Each line in the entries below that holds the string "this" is to be listed.
——
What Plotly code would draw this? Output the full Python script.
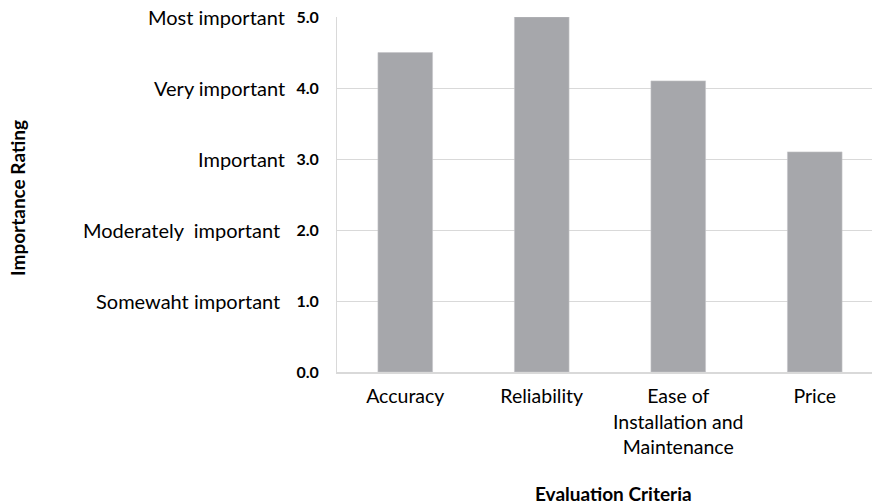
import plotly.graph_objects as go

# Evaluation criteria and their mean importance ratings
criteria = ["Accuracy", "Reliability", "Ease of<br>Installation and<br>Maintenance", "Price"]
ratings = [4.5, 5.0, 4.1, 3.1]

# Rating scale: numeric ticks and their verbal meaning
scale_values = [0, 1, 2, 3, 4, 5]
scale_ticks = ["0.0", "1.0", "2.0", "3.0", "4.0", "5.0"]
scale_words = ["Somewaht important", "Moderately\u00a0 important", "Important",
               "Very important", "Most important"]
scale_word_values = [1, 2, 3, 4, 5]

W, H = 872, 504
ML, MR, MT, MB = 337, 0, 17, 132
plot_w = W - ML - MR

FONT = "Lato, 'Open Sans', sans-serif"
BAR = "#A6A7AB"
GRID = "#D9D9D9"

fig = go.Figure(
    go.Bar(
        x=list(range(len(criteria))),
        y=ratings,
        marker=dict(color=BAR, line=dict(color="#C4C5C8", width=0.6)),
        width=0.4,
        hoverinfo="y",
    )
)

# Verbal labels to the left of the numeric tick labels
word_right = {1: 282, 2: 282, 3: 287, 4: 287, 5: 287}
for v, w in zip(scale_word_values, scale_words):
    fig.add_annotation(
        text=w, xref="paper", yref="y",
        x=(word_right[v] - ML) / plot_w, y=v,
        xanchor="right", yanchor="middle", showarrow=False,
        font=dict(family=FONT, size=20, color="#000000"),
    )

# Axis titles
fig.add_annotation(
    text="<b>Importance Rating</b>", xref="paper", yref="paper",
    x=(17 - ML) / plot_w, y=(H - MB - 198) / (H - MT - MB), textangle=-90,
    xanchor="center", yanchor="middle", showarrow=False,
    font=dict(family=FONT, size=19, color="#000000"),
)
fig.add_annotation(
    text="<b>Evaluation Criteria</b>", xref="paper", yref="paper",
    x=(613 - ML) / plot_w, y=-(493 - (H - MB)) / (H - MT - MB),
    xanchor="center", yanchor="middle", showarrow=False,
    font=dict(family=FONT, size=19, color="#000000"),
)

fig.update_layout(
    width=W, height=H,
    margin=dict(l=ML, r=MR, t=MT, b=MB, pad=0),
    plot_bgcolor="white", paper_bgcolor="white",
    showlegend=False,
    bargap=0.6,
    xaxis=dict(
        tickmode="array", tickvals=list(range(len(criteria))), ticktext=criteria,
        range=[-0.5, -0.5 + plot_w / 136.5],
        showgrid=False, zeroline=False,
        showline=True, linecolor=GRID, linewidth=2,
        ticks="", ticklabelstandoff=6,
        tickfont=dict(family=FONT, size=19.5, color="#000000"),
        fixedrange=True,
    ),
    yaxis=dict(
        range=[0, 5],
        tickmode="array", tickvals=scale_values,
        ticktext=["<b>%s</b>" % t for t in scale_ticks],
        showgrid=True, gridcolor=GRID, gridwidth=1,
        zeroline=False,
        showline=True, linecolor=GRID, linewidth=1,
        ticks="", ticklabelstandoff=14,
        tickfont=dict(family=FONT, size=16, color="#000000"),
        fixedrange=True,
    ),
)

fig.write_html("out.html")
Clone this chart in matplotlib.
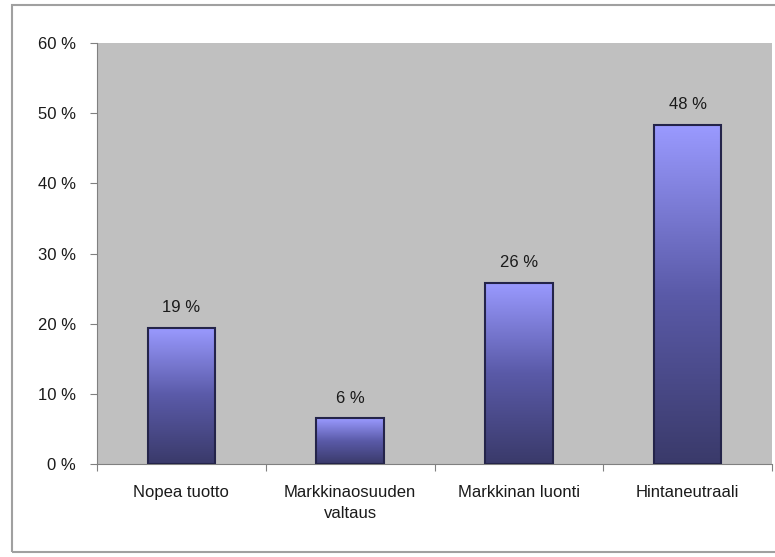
——
(EXERCISE SOLUTION):
What Plotly code would draw this? Output the full Python script.
Clone this chart in matplotlib.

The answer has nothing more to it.